Rolling for Initiative is a weekly column by Scott Thorne, PhD, owner of Castle Perilous Games & Books in Carbondale, Illinois and instructor in marketing at Southeast Missouri State University. This week, Thorne takes on the issue of mass merchants breaking street dates.
ICv2 ran a story last Friday on the early release of Magic: The Gathering--Fate Reforged by a Target in Anchorage, Alaska. A somewhat misleading headline read "Target Store Says 'Magic' Release Dates Don't Apply." If you read the article, and of course a lot of retailers did, generating discussion of petitions and boycotts, what actually happened demonstrates what generally happens with product like Magic and Pokemon and Yu-Gi-Oh! and baseball cards and football cards and other stuff that Target and other big box stores do not want to mess with. When the owner of BOSCO's asked the Target manager on duty about it, she said told him that it was not Target's issue since they get it from their vendor Excell. She knew nothing about the product, it scanned through her registers, ergo it must be OK to sell.
Excell is what is called a rack jobber. Much like with Frito Lay, Little Debbie snack cakes and assorted cigarette manufacturers, Target does not actually stock the racks of trading card games and sports cards in their stores. There is a lot of product with which to deal and Target knows customers come in looking for it but Target also does not really want to mess with it. Nor do Walmart, K-mart or any other mass market discounter. Instead, the store turns the product line over to a specific manufacturer or distributor, known in the trade as a "jobber" or "rack jobber." The store assigns a specific section of shelf space to the jobber and it now becomes the jobber’s responsibility to generate sufficient levels of sales and profits to justify getting that shelf space in the store. The jobber keeps very close track of what they stock in their space, wanting to produce as much inventory turnover (I will talk about inventory turnover and why it is important some other time) and hence profit as possible.

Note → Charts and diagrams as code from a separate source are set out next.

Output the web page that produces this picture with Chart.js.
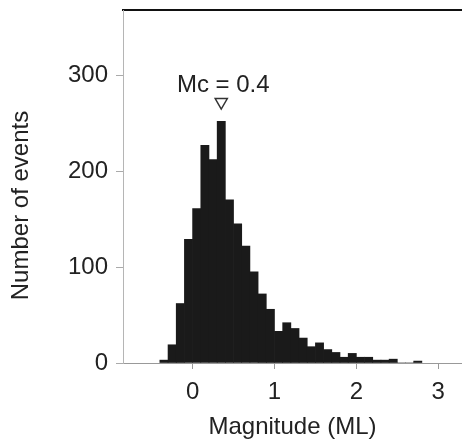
<!DOCTYPE html>
<html>
<head>
<meta charset="utf-8">
<script src="https://cdn.jsdelivr.net/npm/chart.js@4/dist/chart.umd.min.js"></script>
<style>
  html, body { margin: 0; padding: 0; background: #fff; overflow: hidden; }
  #wrap { width: 462px; height: 442px; position: relative; }
  #magChart { display: block; }
</style>
</head>
<body>
<div id="wrap"><canvas id="magChart" width="462" height="442"></canvas></div>
<script>
// Frequency-magnitude histogram, 0.1 ML bins (bin centres)
const magnitudeBins = [-0.35, -0.25, -0.15, -0.05, 0.05, 0.15, 0.25, 0.35, 0.45, 0.55,
  0.65, 0.75, 0.85, 0.95, 1.05, 1.15, 1.25, 1.35, 1.45, 1.55,
  1.65, 1.75, 1.85, 1.95, 2.05, 2.15, 2.25, 2.35, 2.45, 2.55, 2.65, 2.75];
const eventCounts = [3, 19, 62, 129, 161, 227, 212, 252, 170, 145,
  122, 95, 72, 56, 33, 42, 36, 26, 17, 21,
  14, 11, 6, 10, 6, 6, 3, 3, 4, 0, 0, 2];
const xTicks = [0, 1, 2, 3];
const yTicks = [0, 100, 200, 300];
const yTitle = 'Number of events';
const mcLabel = 'Mc = 0.4';
const mcMarker = { x: 0.35, y: 272 };

const FONT = "'Liberation Sans', Arial, sans-serif";
const INK = '#222';

// "Mc = 0.4" above the triangle, and the y title (sits a bit below centre in the original)
const labelsPlugin = {
  id: 'extraLabels',
  afterDatasetsDraw(chart) {
    const ctx = chart.ctx;
    const area = chart.chartArea;
    ctx.save();
    ctx.font = '24px ' + FONT;
    ctx.fillStyle = INK;
    ctx.textAlign = 'center';
    ctx.textBaseline = 'middle';
    const pt = chart.getDatasetMeta(1).data[0];
    if (pt) ctx.fillText(mcLabel, pt.x + 2, pt.y - 17);
    ctx.translate(21, (area.top + area.bottom) / 2 + 19);
    ctx.rotate(-Math.PI / 2);
    ctx.fillText(yTitle, 0, 0);
    ctx.restore();
  }
};

function noPad(s) {
  s.paddingTop = 0; s.paddingBottom = 0; s.paddingLeft = 0; s.paddingRight = 0;
}

new Chart(document.getElementById('magChart'), {
  type: 'bar',
  data: {
    datasets: [{
      type: 'bar',
      data: magnitudeBins.map((m, i) => ({ x: m, y: eventCounts[i] })),
      backgroundColor: '#1a1a1a',
      borderWidth: 0,
      barPercentage: 1,
      categoryPercentage: 1
    }, {
      type: 'scatter',
      data: [mcMarker],
      pointStyle: 'triangle',
      rotation: 180,
      radius: 7,
      backgroundColor: '#fff',
      borderColor: '#333',
      borderWidth: 1.5
    }]
  },
  options: {
    responsive: false,
    animation: false,
    layout: { padding: 0, autoPadding: false },
    plugins: { legend: { display: false }, tooltip: { enabled: false } },
    scales: {
      x: {
        type: 'linear',
        min: -0.85,
        max: 3.29,
        offset: false,
        afterBuildTicks: s => { s.ticks = xTicks.map(v => ({ value: v })); },
        afterFit: s => { s.height = 79; noPad(s); },
        grid: { display: true, offset: false, drawOnChartArea: false, tickLength: 6, color: '#999' },
        border: { color: '#999', width: 1 },
        ticks: { color: INK, font: { family: FONT, size: 24 }, padding: 9, maxRotation: 0 },
        title: { display: true, text: 'Magnitude (ML)', color: INK, font: { family: FONT, size: 24 }, padding: { top: 0, bottom: 0 } }
      },
      xTop: {
        type: 'linear',
        position: 'top',
        min: -0.85,
        max: 3.29,
        offset: false,
        afterFit: s => { s.height = 10; noPad(s); },
        grid: { display: false, offset: false },
        ticks: { display: false },
        border: { display: true, color: '#111', width: 2 }
      },
      y: {
        min: 0,
        max: 368,
        afterBuildTicks: s => { s.ticks = yTicks.map(v => ({ value: v })); },
        afterFit: s => { s.width = 123; noPad(s); },
        grid: { display: true, drawOnChartArea: false, tickLength: 7, color: '#aaa' },
        border: { color: '#b5b5b5', width: 1 },
        ticks: { color: INK, font: { family: FONT, size: 24 }, padding: 8 }
      }
    }
  },
  plugins: [labelsPlugin]
});
</script>
</body>
</html>
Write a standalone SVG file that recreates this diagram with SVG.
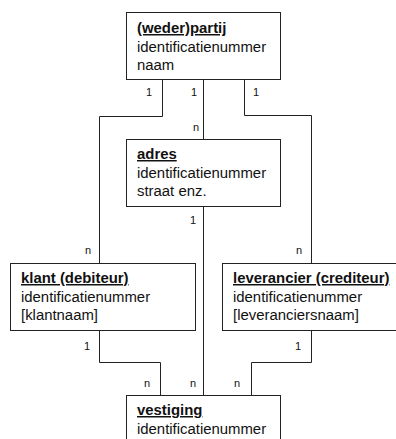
<svg xmlns="http://www.w3.org/2000/svg" width="396" height="439" viewBox="0 0 396 439">
<style>
.box{fill:#fff;stroke:#222;stroke-width:1}
.t{font-family:"Liberation Sans",Arial,sans-serif;font-size:14.9px;fill:#111}
.h{font-weight:bold;text-decoration:underline}
.c{fill:none;stroke:#222;stroke-width:1}
.l{font-family:"Liberation Sans",Arial,sans-serif;font-size:11px;fill:#111;text-anchor:middle}
</style>
<rect width="396" height="439" fill="#fff"/>
<g id="connectors">
<polyline class="c" points="162.5,79.5 162.5,116.5 99.5,116.5 99.5,263.5"/>
<line class="c" x1="203.5" y1="79.5" x2="203.5" y2="139.5"/>
<polyline class="c" points="244.5,79.5 244.5,115.5 311.5,115.5 311.5,263.5"/>
<line class="c" x1="203.5" y1="206.5" x2="203.5" y2="395.5"/>
<polyline class="c" points="99.5,330.5 99.5,362.5 160.5,362.5 160.5,395.5"/>
<polyline class="c" points="311.5,330.5 311.5,362.5 251.5,362.5 251.5,395.5"/>
<text class="l" x="149" y="96">1</text>
<text class="l" x="194" y="96">1</text>
<text class="l" x="256" y="96">1</text>
<text class="l" x="196" y="131">n</text>
<text class="l" x="193" y="224">1</text>
<text class="l" x="88" y="254">n</text>
<text class="l" x="299" y="254">n</text>
<text class="l" x="87" y="350">1</text>
<text class="l" x="298" y="350">1</text>
<text class="l" x="147" y="387">n</text>
<text class="l" x="193" y="387">n</text>
<text class="l" x="237" y="387">n</text>
</g>
<g id="partij">
<rect class="box" x="126.5" y="12.5" width="154" height="67"/>
<text class="t h" x="137" y="33">(weder)partij</text>
<text class="t" x="137" y="52">identificatienummer</text>
<text class="t" x="137" y="70">naam</text>
</g>
<g id="adres">
<rect class="box" x="126.5" y="139.5" width="154" height="67"/>
<text class="t h" x="137" y="159">adres</text>
<text class="t" x="137" y="178">identificatienummer</text>
<text class="t" x="137" y="196">straat enz.</text>
</g>
<g id="klant">
<rect class="box" x="10.5" y="263.5" width="185" height="67"/>
<text class="t h" x="21" y="283">klant (debiteur)</text>
<text class="t" x="21" y="302">identificatienummer</text>
<text class="t" x="21" y="320">[klantnaam]</text>
</g>
<g id="leverancier">
<rect class="box" x="222.5" y="263.5" width="180" height="67"/>
<text class="t h" x="233" y="283">leverancier (crediteur)</text>
<text class="t" x="233" y="302">identificatienummer</text>
<text class="t" x="233" y="320">[leveranciersnaam]</text>
</g>
<g id="vestiging">
<rect class="box" x="126.5" y="395.5" width="154" height="67"/>
<text class="t h" x="137" y="415">vestiging</text>
<text class="t" x="137" y="434">identificatienummer</text>
</g>
</svg>
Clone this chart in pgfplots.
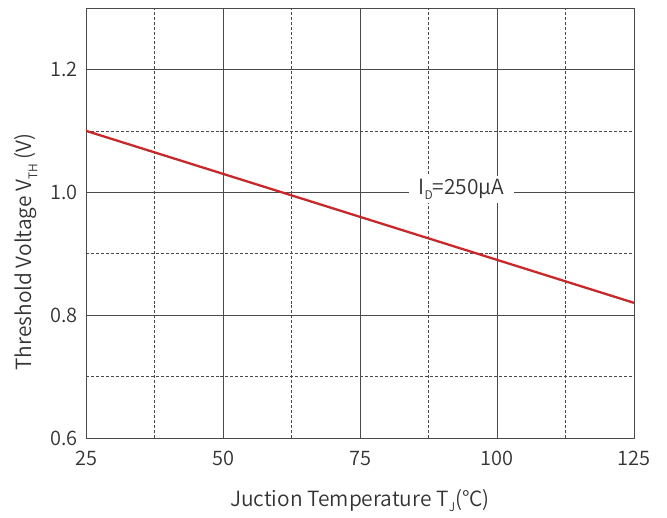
\documentclass[border=0pt]{standalone}
\usepackage{pgfplots}
\pgfplotsset{compat=1.18}
\usepackage{fontspec}
\setmainfont{Noto Sans CJK SC}[UprightFont={* DemiLight}]
\definecolor{gridc}{HTML}{4A4A4A}
\definecolor{txt}{HTML}{333333}
\definecolor{redline}{HTML}{C8282A}
\begin{document}
\begin{tikzpicture}
\path[use as bounding box] (0,0) rectangle (667bp,518bp);
\begin{axis}[
  at={(86bp,80bp)}, anchor=south west,
  scale only axis, width=548bp, height=430bp,
  xmin=25, xmax=125, ymin=0.6, ymax=1.3,
  xtick={25,50,75,100,125},
  ytick={0.6,0.8,1.0,1.2},
  minor xtick={37.5,62.5,87.5,112.5},
  minor ytick={0.7,0.9,1.1},
  yticklabels={0.6,0.8,1.0,1.2},
  major tick length=0pt, minor tick length=0pt,
  grid=both,
  major grid style={gridc, line width=0.6pt},
  minor grid style={gridc, line width=0.6pt, densely dashed},
  axis line style={gridc, line width=0.8pt},
  tick label style={font=\fontsize{20}{22}\selectfont, text=txt},
  /pgf/number format/assume math mode=true,
  xticklabel style={yshift=-10bp},
  yticklabel style={xshift=-5bp},
  label style={font=\fontsize{21}{24}\selectfont, text=txt},
  xlabel={Juction Temperature T\raisebox{-0.5ex}{\fontsize{12}{13}\selectfont J}(°C)},
  ylabel={Threshold Voltage V\raisebox{-0.5ex}{\fontsize{12}{13}\selectfont TH} (V)},
  xlabel style={yshift=-16bp},
  ylabel style={yshift=6bp, xshift=-29bp},
]
\addplot[redline, line width=2.3pt] coordinates {(25,1.10) (50,1.03) (75,0.96) (100,0.89) (125,0.82)};
\node[fill=white, text=txt, inner xsep=10bp, inner ysep=3bp, font=\fontsize{21}{24}\selectfont] at (axis cs:93.5,1.005) {I\raisebox{-0.5ex}{\fontsize{12}{13}\selectfont D}=250µA};
\end{axis}
\end{tikzpicture}
\end{document}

Since it is their livelihood, the jobber is also very protective of their space. When I worked for Walmart a number of years ago, we would occasionally find bags of chips lying on the floor in the snack food aisle. Someone would stock another company's chips in the Frito Lay section and the Frito jobber would clear them out of their space. They paid for the space and they wanted their products in it.
Ultimately, when street dates are broken, as in the case here, typically it is Excell's or a similar company's fault, not Target or Walmart. The mass merchant assumes that the jobber knows its product line and when it can go on sale and acts accordingly. When contacted about a broken street date, the distributor will usually act to pull the product from the shelves until it can go on sale. Unfortunately, however, once a street date gets broken, no-one at the offending store particularly cares since TCGs make up such a tiny part of their sales, meaning the LGS's customers can buy all they want until an injured party, typically the Local Game Store, takes action. Until that happens, the LGS, who also has to compete with the mass merchant in other areas such as price, sees a significant portion of new release sales flowing into the mass merchant’s registers.
And the most galling thing? Breaking a street date brings a comparatively tiny percentage of increased sales to the mass merchant, significant loss of sales to the LGS, and no apparent repercussions from the publisher time after time. Stores keep hearing the publishers will take action against broken street dates, but the only place that ever appears to suffer repercussions from breaking a street date is the LGS.
The opinions expressed in this column are solely those of the writer, and do not necessarily reflect the views of the editorial staff of ICv2.com.